* **TASK BRIEF**
Quote all lines below exactly. Images stay out.

* START *

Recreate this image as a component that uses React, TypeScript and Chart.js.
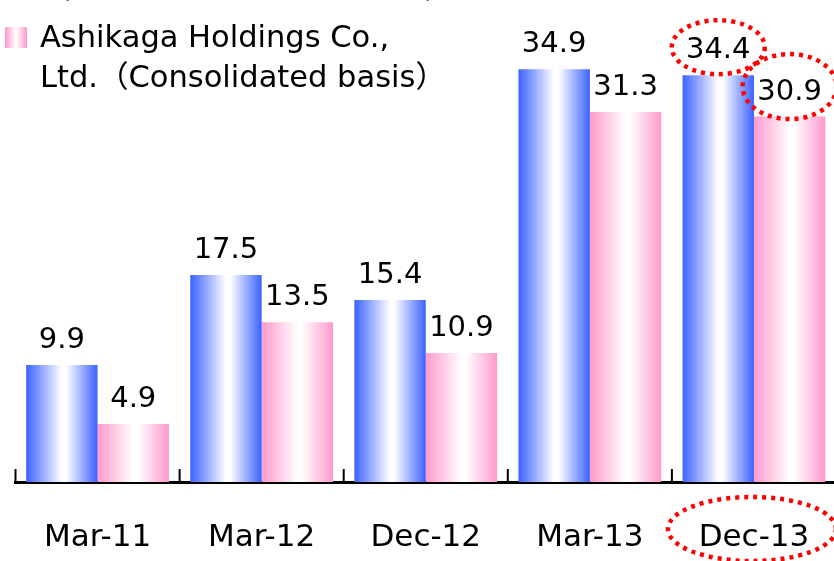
import React, { useEffect, useRef } from 'react';
import { Chart, registerables } from 'chart.js';

Chart.register(...registerables);

const categories = ['Mar-11', 'Mar-12', 'Dec-12', 'Mar-13', 'Dec-13'];
const bankValues = [9.9, 17.5, 15.4, 34.9, 34.4];
const holdingsValues = [4.9, 13.5, 10.9, 31.3, 30.9];
const bankLegend = ['Ashikaga Bank', '（Non-consolidated basis）'];
const holdingsLegend = ['Ashikaga Holdings Co.,', 'Ltd.（Consolidated basis）'];
const highlightIndex = 4;

const FONT = "'DejaVu Sans', 'Noto Sans CJK JP', sans-serif";
const BLUE = '#3c62ff';
const PINK = '#ff99cc';
const CAT_PCT = 0.87;

function barGradient(edge: string, first: boolean) {
  return (ctx: any) => {
    const chart = ctx.chart;
    const xs = chart.scales && chart.scales.x;
    if (!chart.chartArea || !xs || ctx.type !== 'data') return edge;
    const c = xs.getPixelForValue(ctx.dataIndex);
    const cw = xs.width / categories.length;
    const w = (cw * CAT_PCT) / 2;
    const left = first ? c - w : c;
    const right = first ? c : c + w;
    const g = chart.ctx.createLinearGradient(left, 0, right, 0);
    g.addColorStop(0, edge);
    g.addColorStop(0.5, '#ffffff');
    g.addColorStop(0.56, '#ffffff');
    g.addColorStop(1, edge);
    return g;
  };
}

function squareGradient(ctx: CanvasRenderingContext2D, x: number, w: number, edge: string) {
  const g = ctx.createLinearGradient(x, 0, x + w, 0);
  g.addColorStop(0, edge);
  g.addColorStop(0.5, '#ffffff');
  g.addColorStop(1, edge);
  return g;
}

function dottedEllipse(ctx: CanvasRenderingContext2D, cx: number, cy: number, rx: number, ry: number) {
  ctx.save();
  ctx.strokeStyle = '#ff0000';
  ctx.lineWidth = 4.5;
  ctx.setLineDash([4, 5]);
  ctx.beginPath();
  ctx.ellipse(cx, cy, rx, ry, 0, 0, Math.PI * 2);
  ctx.stroke();
  ctx.restore();
}

const decorPlugin = {
  id: 'decor',
  afterDraw(chart: any) {
    const { ctx, chartArea } = chart;
    const xs = chart.scales.x;
    const cw = xs.width / categories.length;
    ctx.save();
    // inside tick marks at category boundaries
    ctx.fillStyle = '#000';
    for (let i = 0; i <= categories.length; i++) {
      const bx = xs.left + i * cw;
      ctx.fillRect(bx - 1, chartArea.bottom - 13, 2, 13);
    }
    // value labels
    ctx.font = `29px ${FONT}`;
    ctx.fillStyle = '#000';
    ctx.textAlign = 'center';
    ctx.textBaseline = 'alphabetic';
    const labelPos: any[][] = [[], []];
    chart.data.datasets.forEach((ds: any, di: number) => {
      const meta = chart.getDatasetMeta(di);
      meta.data.forEach((el: any, i: number) => {
        const y = el.y - 17;
        ctx.fillText(String(ds.data[i].toFixed(1)), el.x, y);
        labelPos[di][i] = { x: el.x, y };
      });
    });
    // legend
    ctx.textAlign = 'left';
    ctx.font = `30.5px ${FONT}`;
    const items = [
      { lines: bankLegend, color: BLUE, base: -42 },
      { lines: holdingsLegend, color: PINK, base: 47 },
    ];
    items.forEach((it) => {
      ctx.fillStyle = squareGradient(ctx, 5, 22, it.color);
      ctx.fillRect(5, it.base - 20, 22, 21);
      ctx.fillStyle = '#000';
      it.lines.forEach((ln, k) => ctx.fillText(ln, 40, it.base + k * 40));
    });
    ctx.restore();
    // highlight ellipses
    const p0 = labelPos[0][highlightIndex];
    const p1 = labelPos[1][highlightIndex];
    dottedEllipse(ctx, p0.x, p0.y - 11, 46.5, 27);
    dottedEllipse(ctx, p1.x, p1.y - 13, 47, 32.5);
    dottedEllipse(ctx, xs.getPixelForValue(highlightIndex) - 2, chartArea.bottom + 47, 84, 32);
  },
};

export default function App() {
  const ref = useRef<HTMLCanvasElement>(null);
  useEffect(() => {
    document.body.style.margin = '0';
    document.body.style.overflow = 'hidden';
    const chart = new Chart(ref.current!, {
      type: 'bar',
      data: {
        labels: categories,
        datasets: [
          {
            label: bankLegend.join(''),
            data: bankValues,
            backgroundColor: barGradient(BLUE, true),
            borderWidth: 0,
            categoryPercentage: CAT_PCT,
            barPercentage: 1,
          },
          {
            label: holdingsLegend.join(''),
            data: holdingsValues,
            backgroundColor: barGradient(PINK, false),
            borderWidth: 0,
            categoryPercentage: CAT_PCT,
            barPercentage: 1,
          },
        ],
      },
      options: {
        animation: false,
        responsive: false,
        maintainAspectRatio: false,
        layout: { padding: { left: 15.5, right: 4, top: 9, bottom: 0 } },
        plugins: { legend: { display: false }, tooltip: { enabled: false } },
        scales: {
          x: {
            type: 'category',
            offset: true,
            grid: { display: false, drawTicks: false },
            border: { display: true, color: '#000', width: 3 },
            ticks: { color: '#000', font: { family: FONT, size: 31 }, padding: 37 },
            afterFit: (s: any) => {
              s.paddingLeft = 0;
              s.paddingRight = 0;
              s.height = 79;
            },
          },
          y: { display: false, min: 0, max: 40 },
        },
      },
      plugins: [decorPlugin],
    });
    return () => chart.destroy();
  }, []);
  return (
    <div style={{ position: 'fixed', left: 0, top: 0, width: 834, height: 561, overflow: 'hidden', background: '#fff' }}>
      <canvas ref={ref} width={840} height={561} style={{ display: 'block', width: 840, height: 561 }} />
    </div>
  );
}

* END *

* **EXERCISE RESULT**
Recreate this image as a component that uses React, TypeScript and Chart.js.
import React, { useEffect, useRef } from 'react';
import { Chart, registerables } from 'chart.js';

Chart.register(...registerables);

const categories = ['Mar-11', 'Mar-12', 'Dec-12', 'Mar-13', 'Dec-13'];
const bankValues = [9.9, 17.5, 15.4, 34.9, 34.4];
const holdingsValues = [4.9, 13.5, 10.9, 31.3, 30.9];
const bankLegend = ['Ashikaga Bank', '（Non-consolidated basis）'];
const holdingsLegend = ['Ashikaga Holdings Co.,', 'Ltd.（Consolidated basis）'];
const highlightIndex = 4;

const FONT = "'DejaVu Sans', 'Noto Sans CJK JP', sans-serif";
const BLUE = '#3c62ff';
const PINK = '#ff99cc';
const CAT_PCT = 0.87;

function barGradient(edge: string, first: boolean) {
  return (ctx: any) => {
    const chart = ctx.chart;
    const xs = chart.scales && chart.scales.x;
    if (!chart.chartArea || !xs || ctx.type !== 'data') return edge;
    const c = xs.getPixelForValue(ctx.dataIndex);
    const cw = xs.width / categories.length;
    const w = (cw * CAT_PCT) / 2;
    const left = first ? c - w : c;
    const right = first ? c : c + w;
    const g = chart.ctx.createLinearGradient(left, 0, right, 0);
    g.addColorStop(0, edge);
    g.addColorStop(0.5, '#ffffff');
    g.addColorStop(0.56, '#ffffff');
    g.addColorStop(1, edge);
    return g;
  };
}

function squareGradient(ctx: CanvasRenderingContext2D, x: number, w: number, edge: string) {
  const g = ctx.createLinearGradient(x, 0, x + w, 0);
  g.addColorStop(0, edge);
  g.addColorStop(0.5, '#ffffff');
  g.addColorStop(1, edge);
  return g;
}

function dottedEllipse(ctx: CanvasRenderingContext2D, cx: number, cy: number, rx: number, ry: number) {
  ctx.save();
  ctx.strokeStyle = '#ff0000';
  ctx.lineWidth = 4.5;
  ctx.setLineDash([4, 5]);
  ctx.beginPath();
  ctx.ellipse(cx, cy, rx, ry, 0, 0, Math.PI * 2);
  ctx.stroke();
  ctx.restore();
}

const decorPlugin = {
  id: 'decor',
  afterDraw(chart: any) {
    const { ctx, chartArea } = chart;
    const xs = chart.scales.x;
    const cw = xs.width / categories.length;
    ctx.save();
    // inside tick marks at category boundaries
    ctx.fillStyle = '#000';
    for (let i = 0; i <= categories.length; i++) {
      const bx = xs.left + i * cw;
      ctx.fillRect(bx - 1, chartArea.bottom - 13, 2, 13);
    }
    // value labels
    ctx.font = `29px ${FONT}`;
    ctx.fillStyle = '#000';
    ctx.textAlign = 'center';
    ctx.textBaseline = 'alphabetic';
    const labelPos: any[][] = [[], []];
    chart.data.datasets.forEach((ds: any, di: number) => {
      const meta = chart.getDatasetMeta(di);
      meta.data.forEach((el: any, i: number) => {
        const y = el.y - 17;
        ctx.fillText(String(ds.data[i].toFixed(1)), el.x, y);
        labelPos[di][i] = { x: el.x, y };
      });
    });
    // legend
    ctx.textAlign = 'left';
    ctx.font = `30.5px ${FONT}`;
    const items = [
      { lines: bankLegend, color: BLUE, base: -42 },
      { lines: holdingsLegend, color: PINK, base: 47 },
    ];
    items.forEach((it) => {
      ctx.fillStyle = squareGradient(ctx, 5, 22, it.color);
      ctx.fillRect(5, it.base - 20, 22, 21);
      ctx.fillStyle = '#000';
      it.lines.forEach((ln, k) => ctx.fillText(ln, 40, it.base + k * 40));
    });
    ctx.restore();
    // highlight ellipses
    const p0 = labelPos[0][highlightIndex];
    const p1 = labelPos[1][highlightIndex];
    dottedEllipse(ctx, p0.x, p0.y - 11, 46.5, 27);
    dottedEllipse(ctx, p1.x, p1.y - 13, 47, 32.5);
    dottedEllipse(ctx, xs.getPixelForValue(highlightIndex) - 2, chartArea.bottom + 47, 84, 32);
  },
};

export default function App() {
  const ref = useRef<HTMLCanvasElement>(null);
  useEffect(() => {
    document.body.style.margin = '0';
    document.body.style.overflow = 'hidden';
    const chart = new Chart(ref.current!, {
      type: 'bar',
      data: {
        labels: categories,
        datasets: [
          {
            label: bankLegend.join(''),
            data: bankValues,
            backgroundColor: barGradient(BLUE, true),
            borderWidth: 0,
            categoryPercentage: CAT_PCT,
            barPercentage: 1,
          },
          {
            label: holdingsLegend.join(''),
            data: holdingsValues,
            backgroundColor: barGradient(PINK, false),
            borderWidth: 0,
            categoryPercentage: CAT_PCT,
            barPercentage: 1,
          },
        ],
      },
      options: {
        animation: false,
        responsive: false,
        maintainAspectRatio: false,
        layout: { padding: { left: 15.5, right: 4, top: 9, bottom: 0 } },
        plugins: { legend: { display: false }, tooltip: { enabled: false } },
        scales: {
          x: {
            type: 'category',
            offset: true,
            grid: { display: false, drawTicks: false },
            border: { display: true, color: '#000', width: 3 },
            ticks: { color: '#000', font: { family: FONT, size: 31 }, padding: 37 },
            afterFit: (s: any) => {
              s.paddingLeft = 0;
              s.paddingRight = 0;
              s.height = 79;
            },
          },
          y: { display: false, min: 0, max: 40 },
        },
      },
      plugins: [decorPlugin],
    });
    return () => chart.destroy();
  }, []);
  return (
    <div style={{ position: 'fixed', left: 0, top: 0, width: 834, height: 561, overflow: 'hidden', background: '#fff' }}>
      <canvas ref={ref} width={840} height={561} style={{ display: 'block', width: 840, height: 561 }} />
    </div>
  );
}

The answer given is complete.